• TASK BRIEF
Find every line containing the word "this" in the records below; report only how many there are.

• DATASET ENTRIES
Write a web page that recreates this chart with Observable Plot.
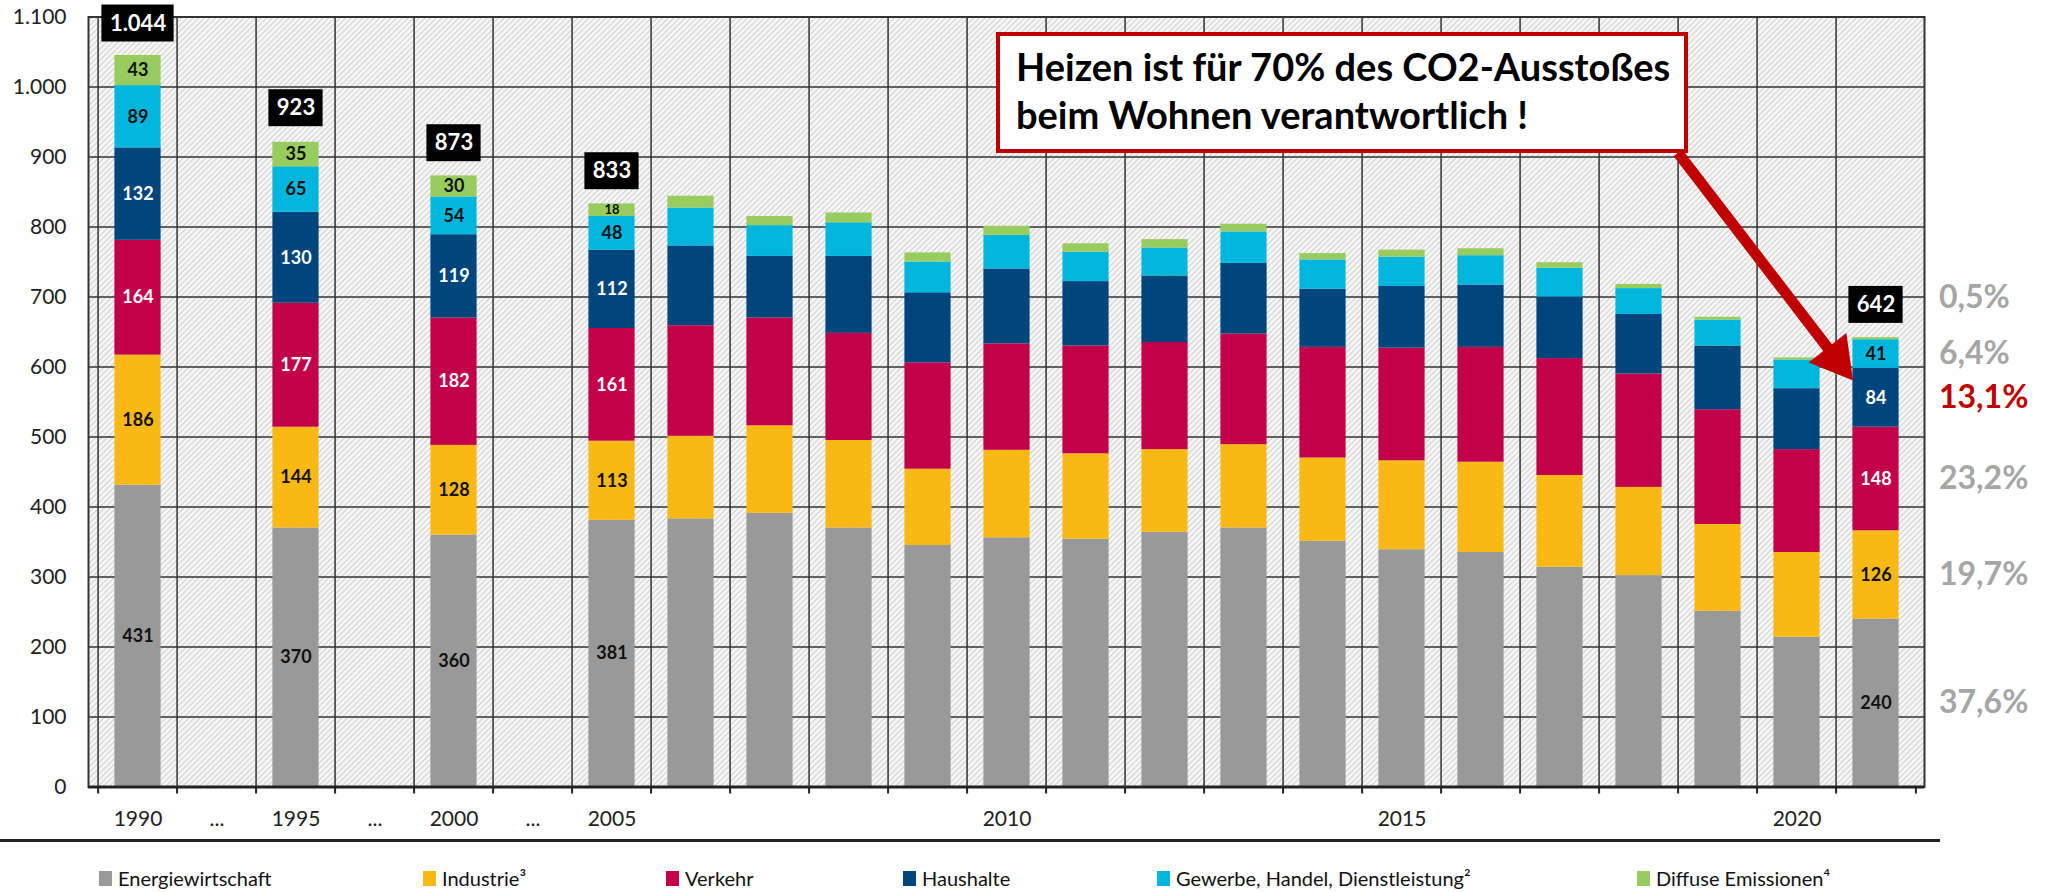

==

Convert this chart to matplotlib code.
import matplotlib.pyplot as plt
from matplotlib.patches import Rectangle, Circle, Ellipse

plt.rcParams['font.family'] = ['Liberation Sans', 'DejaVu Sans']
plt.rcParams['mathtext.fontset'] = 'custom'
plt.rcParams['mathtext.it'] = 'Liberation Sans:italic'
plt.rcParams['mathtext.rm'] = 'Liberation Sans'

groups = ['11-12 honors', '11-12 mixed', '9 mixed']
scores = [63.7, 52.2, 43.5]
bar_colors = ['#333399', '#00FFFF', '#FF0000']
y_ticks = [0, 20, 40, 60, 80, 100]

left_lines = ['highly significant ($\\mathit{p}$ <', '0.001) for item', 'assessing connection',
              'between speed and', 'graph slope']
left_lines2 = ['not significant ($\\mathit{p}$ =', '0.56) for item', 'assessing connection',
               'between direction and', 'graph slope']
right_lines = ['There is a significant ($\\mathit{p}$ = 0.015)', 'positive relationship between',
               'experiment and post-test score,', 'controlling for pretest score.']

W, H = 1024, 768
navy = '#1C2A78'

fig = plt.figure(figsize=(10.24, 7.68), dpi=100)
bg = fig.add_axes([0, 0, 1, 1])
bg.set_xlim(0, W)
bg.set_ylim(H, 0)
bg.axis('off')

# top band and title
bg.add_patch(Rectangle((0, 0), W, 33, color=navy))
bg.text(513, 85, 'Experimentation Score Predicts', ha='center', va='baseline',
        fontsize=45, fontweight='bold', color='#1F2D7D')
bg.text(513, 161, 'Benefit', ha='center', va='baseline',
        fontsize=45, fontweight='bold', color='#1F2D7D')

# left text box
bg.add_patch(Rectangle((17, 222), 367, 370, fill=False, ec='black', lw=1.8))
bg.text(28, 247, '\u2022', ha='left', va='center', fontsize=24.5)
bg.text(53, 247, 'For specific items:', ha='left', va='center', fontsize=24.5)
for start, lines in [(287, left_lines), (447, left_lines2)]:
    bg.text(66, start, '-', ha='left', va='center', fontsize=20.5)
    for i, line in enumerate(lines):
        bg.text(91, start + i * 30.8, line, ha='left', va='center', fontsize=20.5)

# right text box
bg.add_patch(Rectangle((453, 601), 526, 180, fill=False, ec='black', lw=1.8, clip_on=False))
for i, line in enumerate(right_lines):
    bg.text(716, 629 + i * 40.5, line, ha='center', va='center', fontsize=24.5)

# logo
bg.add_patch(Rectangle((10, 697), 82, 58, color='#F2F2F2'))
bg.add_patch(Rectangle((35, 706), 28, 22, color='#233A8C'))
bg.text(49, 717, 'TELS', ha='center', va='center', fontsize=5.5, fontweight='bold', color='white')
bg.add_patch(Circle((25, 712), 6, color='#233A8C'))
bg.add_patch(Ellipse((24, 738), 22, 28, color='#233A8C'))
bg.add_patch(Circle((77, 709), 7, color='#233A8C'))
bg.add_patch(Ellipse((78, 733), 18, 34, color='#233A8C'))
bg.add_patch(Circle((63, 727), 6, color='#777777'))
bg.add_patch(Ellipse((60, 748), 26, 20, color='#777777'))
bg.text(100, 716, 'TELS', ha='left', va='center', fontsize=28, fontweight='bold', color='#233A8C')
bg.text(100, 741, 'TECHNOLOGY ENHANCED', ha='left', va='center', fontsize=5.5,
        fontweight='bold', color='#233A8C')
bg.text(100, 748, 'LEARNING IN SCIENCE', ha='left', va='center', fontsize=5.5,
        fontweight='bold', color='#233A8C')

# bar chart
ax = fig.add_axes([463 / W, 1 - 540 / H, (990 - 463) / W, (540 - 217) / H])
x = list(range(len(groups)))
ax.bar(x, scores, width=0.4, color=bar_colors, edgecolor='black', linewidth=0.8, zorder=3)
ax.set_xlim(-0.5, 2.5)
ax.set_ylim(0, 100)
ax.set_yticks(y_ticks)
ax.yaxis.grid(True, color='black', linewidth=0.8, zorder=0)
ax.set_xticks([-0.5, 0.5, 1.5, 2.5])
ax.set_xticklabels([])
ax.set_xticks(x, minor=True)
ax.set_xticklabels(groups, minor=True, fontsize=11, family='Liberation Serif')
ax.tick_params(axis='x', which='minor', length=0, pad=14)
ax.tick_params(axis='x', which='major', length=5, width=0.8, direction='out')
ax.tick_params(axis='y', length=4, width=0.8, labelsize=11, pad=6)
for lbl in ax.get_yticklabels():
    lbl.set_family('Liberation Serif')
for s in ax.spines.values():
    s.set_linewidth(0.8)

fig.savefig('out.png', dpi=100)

• COMPLETE RESPONSE
2